Human rights laywers filed charges against Police Commissioner Hector Ivan Mejia, who has since been promoted to the Director of the Preventative Police, and Police Commissioner Abraham Figueroa Tercero. They were accused of illegal detention, torture, and abuse of authority.

Four year later, on August 20, 2013, the initial hearing in the case was finally held.  Less than a week later, on August 26, 2013, a judge conveniently ruled to definitively dismiss the charges. This a perfect example of how impunity works in Honduras.  Charges are allowed to be filed but dismissed. Cases are delayed so long that they no longer are high in the public consciousness. High ranking police officials enjoy complete impunity.  Police and military officials are so rarely found responsible for anything that people lose all hope in the justice system.  An english translation of an article by Radio Progreso with more details follows:

Definitive Dismissal for the repression in Choloma

Tuesday, August 27, 2013 10:33

Héctor Iván Mejía, Abraham Figueroa Tercero and Nelson Osorio, all high ranking Police officials,  were definitively acquitted by the San Pedro Sula Criminal Court.

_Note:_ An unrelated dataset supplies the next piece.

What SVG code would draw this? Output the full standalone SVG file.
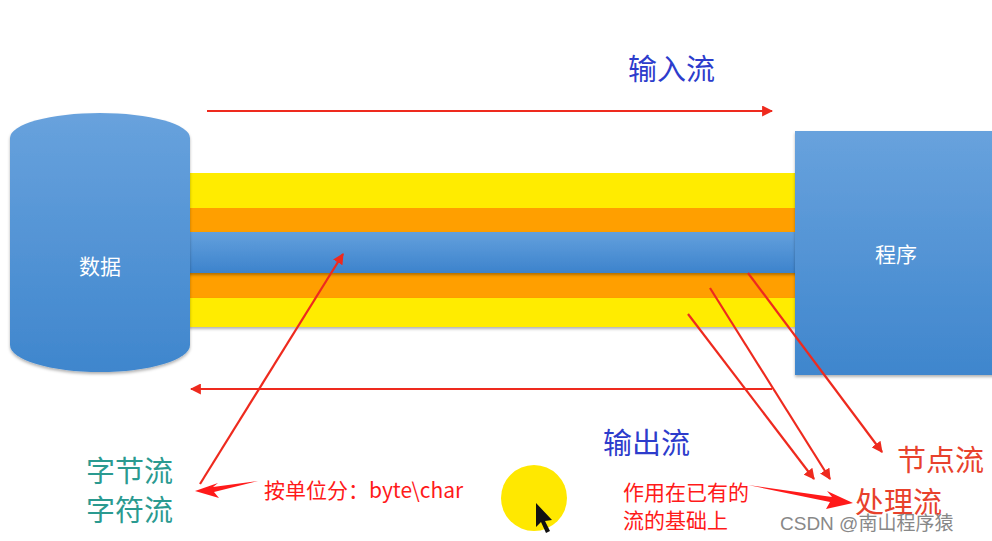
<svg xmlns="http://www.w3.org/2000/svg" width="992" height="541" viewBox="0 0 992 541">
<defs>
<linearGradient id="bl" x1="0" y1="0" x2="0" y2="1">
<stop offset="0" stop-color="#68a2dd"/>
<stop offset="1" stop-color="#3f86cd"/>
</linearGradient>
<linearGradient id="band" x1="0" y1="0" x2="0" y2="1">
<stop offset="0" stop-color="#63a0dd"/>
<stop offset="1" stop-color="#3d83cc"/>
</linearGradient>
<marker id="ah" viewBox="0 0 10 10" refX="9" refY="5" markerWidth="5" markerHeight="5" orient="auto">
<path d="M0,0 L10,5 L0,10 z" fill="#ee2a1e"/>
</marker>
<filter id="sh" x="-10%" y="-10%" width="120%" height="130%">
<feDropShadow dx="0" dy="2" stdDeviation="1.5" flood-color="#000" flood-opacity="0.3"/>
</filter>
</defs>
<style>
.ln{stroke:#ee2a1e;stroke-width:2.2;fill:none}
.wt{font-family:"Noto Sans CJK SC","Noto Sans",sans-serif;font-size:21px;fill:#fff;text-anchor:middle}
.bt{font-family:"Noto Sans CJK SC",sans-serif;font-size:29px;fill:#2d3ccc}
.tl{font-family:"Noto Sans CJK SC",sans-serif;font-size:29px;fill:#2a9a90}
.rd{font-family:"Noto Sans CJK SC","Liberation Sans",sans-serif;font-size:21px;fill:#ff1a1a}
.rk{font-family:"Noto Sans CJK SC",sans-serif;font-size:29px;fill:#e8412c}
</style>
<rect width="992" height="541" fill="#fff"/>

<g id="pipe">
<rect x="188" y="173" width="608" height="36" fill="#ffec00"/>
<rect x="188" y="208" width="608" height="25" fill="#ff9f00"/>
<rect x="188" y="273" width="608" height="25" fill="#ff9f00" filter="url(#sh)"/>
<rect x="188" y="298" width="608" height="29" fill="#ffec00" filter="url(#sh)"/>
<rect x="188" y="232" width="610" height="41" fill="url(#band)" filter="url(#sh)"/>
</g>

<g id="data">
<path d="M10,138 A90,25 0 0 1 190,138 L190,345 A90,27 0 0 1 10,345 Z" fill="url(#bl)" filter="url(#sh)"/>
<text class="wt" x="100" y="274">数据</text>
</g>

<g id="program">
<rect x="795" y="131" width="200" height="244" fill="url(#bl)" filter="url(#sh)"/>
<text class="wt" x="896" y="262">程序</text>
</g>

<g id="connectors">
<line class="ln" x1="207" y1="111" x2="772" y2="111" marker-end="url(#ah)"/>
<line class="ln" x1="772" y1="389" x2="191" y2="389" marker-end="url(#ah)"/>
<line class="ln" x1="200" y1="484" x2="343" y2="254" marker-end="url(#ah)"/>
<line class="ln" x1="688" y1="314" x2="814" y2="479" marker-end="url(#ah)"/>
<line class="ln" x1="710" y1="288" x2="830" y2="479" marker-end="url(#ah)"/>
<line class="ln" x1="748" y1="273" x2="882" y2="452" marker-end="url(#ah)"/>
<path d="M258,481 L213,487 L218,483 L195,491 L219,498 L214,492 Z" fill="#ff1a1a"/>
<path d="M748,485 L832,497 L827,491 L853,503 L826,509 L830,502 Z" fill="#ff1a1a"/>
</g>

<g id="labels">
<text class="bt" x="628" y="80">输入流</text>
<text class="bt" x="603" y="454">输出流</text>
<text class="tl" x="86" y="482">字节流</text>
<text class="tl" x="86" y="521">字符流</text>
<text class="rd" x="264" y="498">按单位分：byte\char</text>
<text class="rd" x="623" y="500">作用在已有的</text>
<text class="rd" x="623" y="528">流的基础上</text>
<text class="rk" x="897" y="471">节点流</text>
<text class="rk" x="855" y="513">处理流</text>
<text x="780" y="530" font-family="Liberation Sans,Noto Sans CJK SC,sans-serif" font-size="19" fill="#888">CSDN @南山程序猿</text>
</g>

<g id="cursor">
<circle cx="534" cy="498" r="33" fill="#ffe800"/>
<path d="M536,503 L536,527 L541,522 L546,533 L550,531 L545,521 L552,520 Z" fill="#111"/>
</g>
</svg>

The officials presented themselves at an initial hearing last Tuesday, accused of illegal detention, torture, and abuse of authority during the August 14, 2009 repression of demonstrators against the coup d'etat, which the officials spearheaded.  

The legal representative of the victims, Omar Menjívar, explains that the judge who heard the case decided to definitively dismiss the charges by establishing that the demonstrators behaved in a violent manner, that they threw rocks and sticks at the police, and that in defense, the police used necessary, proportional force to neutralize the demonstrators. 

"This is not true because a video that was submitted as evidence demonstrated that the protest was peaceful and at no time did the demonstrators attack the police.  Instead, the police arrived with tear gas.  This was sufficient for the demonstration to disperse," he explained. 

Menjívar explains that with the system of impunity that rules the country this resolution was to be expected, although there was the hope that based on the law, a detention order would have been issued, especially because the defense did not present evidence.  

Now there is one day for an appeal to this ruling to be submitted.

"This confirms that the justice system is part of the circle of complicity in the culture of impunity that exists in the country, because they are telling these officials that they can continue doing what they did and what they have done and that there's no problem," expressed Gustavo Cardoza, a Radio Progreso reporter who was attacked during the repression.